Existing tools cannot simulate certain features, like flexible device shells, collisions, or autonomous control systems, which allow a device to react automatically to its changing environment. Developers also cannot mix and match different codes to explore broader design possibilities. The SEA-Stack team is building in both capabilities.
Plus, existing coding tools are typically siloed. A developer could use one to subject a design idea to a simplified ocean. Such low-fidelity models are handy because they are fast. But once the developer has a winning design, they often cannot use the same tool to put it through a high-fidelity model—one that is not as fast but accounts for the complex physics that affect how waves of different sizes and speeds interact with various wave energy devices.
“In reality, waves are more like poly-pyramids moving all over the place,” Husain said.
SEA-Stack has the poly-pyramids. And it has simplified waves, thanks to its predecessor and partner, WEC-Sim.

A Swiss Army Knife of Wave Energy Models
“Historically, NREL has played a leading role in developing these simulation tools,” said David Ogden, a research engineer who helped develop the SEA-Stack code.

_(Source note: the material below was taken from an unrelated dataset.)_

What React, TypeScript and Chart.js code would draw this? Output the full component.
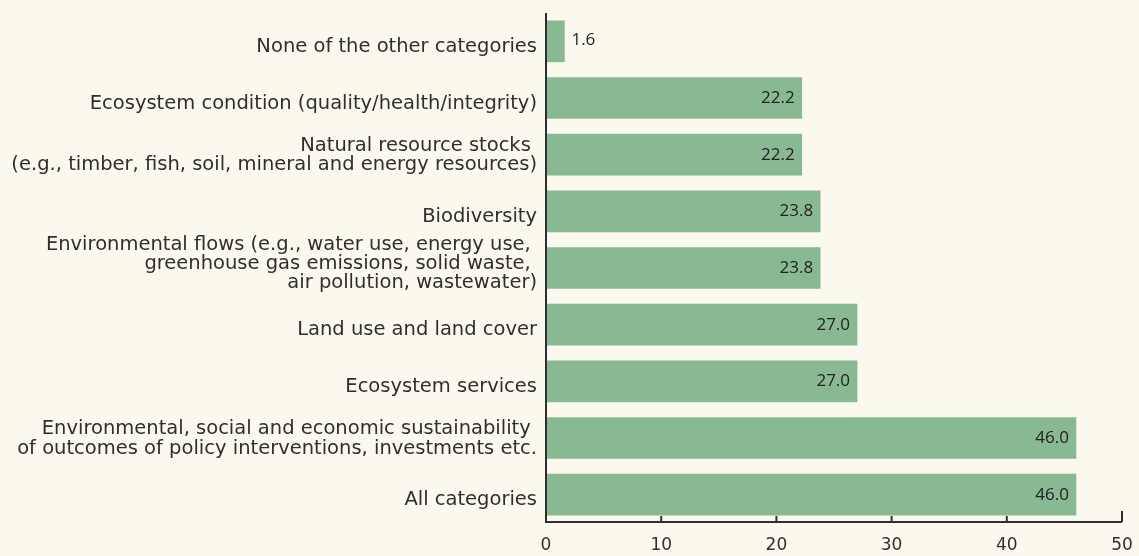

That was true with WEC-Sim, the Wave Energy Converter SIMulator, another wave simulation tool, which won a prestigious R&D 100 Award in 2022. Researchers at NASA and Lockheed Martin depended on WEC-Sim to help a spaceflight crew land their module safely in the ocean.
Husain, who specializes in numerical modeling, is learning from WEC-Sim’s successes and limitations to build SEA-Stack. WEC-Sim “has a lot of tools inside of it, but the moment you step outside of that ecosystem, you’re out in the open on your own,” Husain said.
WEC-Sim also mostly operates in a two-dimensional space, which cannot fully replicate all wave dynamics.
SEA-Stack does not jettison WEC-Sim’s bounty; instead, it simply expands its reach, stacking WEC-Sim with three additional code layers:
- Python—a user-friendly, open-source software—is like the can opener in SEA-Stack’s Swiss Army knife: reliable and practical but slow.
- C++, like a pair of scissors, is both sharp and quick, adding more complexity and enabling the tool to run 10–100 times faster than WEC-Sim.
- Chrono is SEA-Stack’s core, its ultraprecise, versatile blade. This large code base can represent a plethora of physics, including complex—even entirely novel—wave energy machines and their underlying subsystems. Chrono can, for example, emulate thousands or even millions of fluid particles as tiny ping-pong balls drumming against a device’s exterior. And, because Chrono is open-source and can easily chat with other codes, both high- and low-fidelity, users can quickly explore a variety of concepts and identify the one that performs best.
“We want to have as much data as possible before ‘getting the metal wet,’ as they say,” Ogden said. That includes data on numerous design iterations and fluid simulation methods, which help “build up that confidence that the thing is going to perform well and survive or ‘survive and thrive.'"
With SEA-Stack, a developer can rapidly test their initial design ideas and then easily transition to more rigorous testing. As a bonus, the higher-fidelity models double-check the lower-fidelity results. If the low-fidelity model erred, it can learn and refine itself. With help from machine learning, the entire SEA-Stack package can learn from broader ocean-based industries and their expertise.
“We’re part of the larger community of marine systems, such as floating platforms, ships, and marine robots, like autonomous underwater vehicles, or AUVs,” Husain said. “This would help us innovate and design novel applications, like wave-powered AUVs.”
That means wave energy developers benefit and so do companies that build any kind of floating technology.
With SEA-Stack, Ogden said, “we’ll be able to do much more innovative design exploration and make sure the devices that are being built have the best possible chance of performing well.”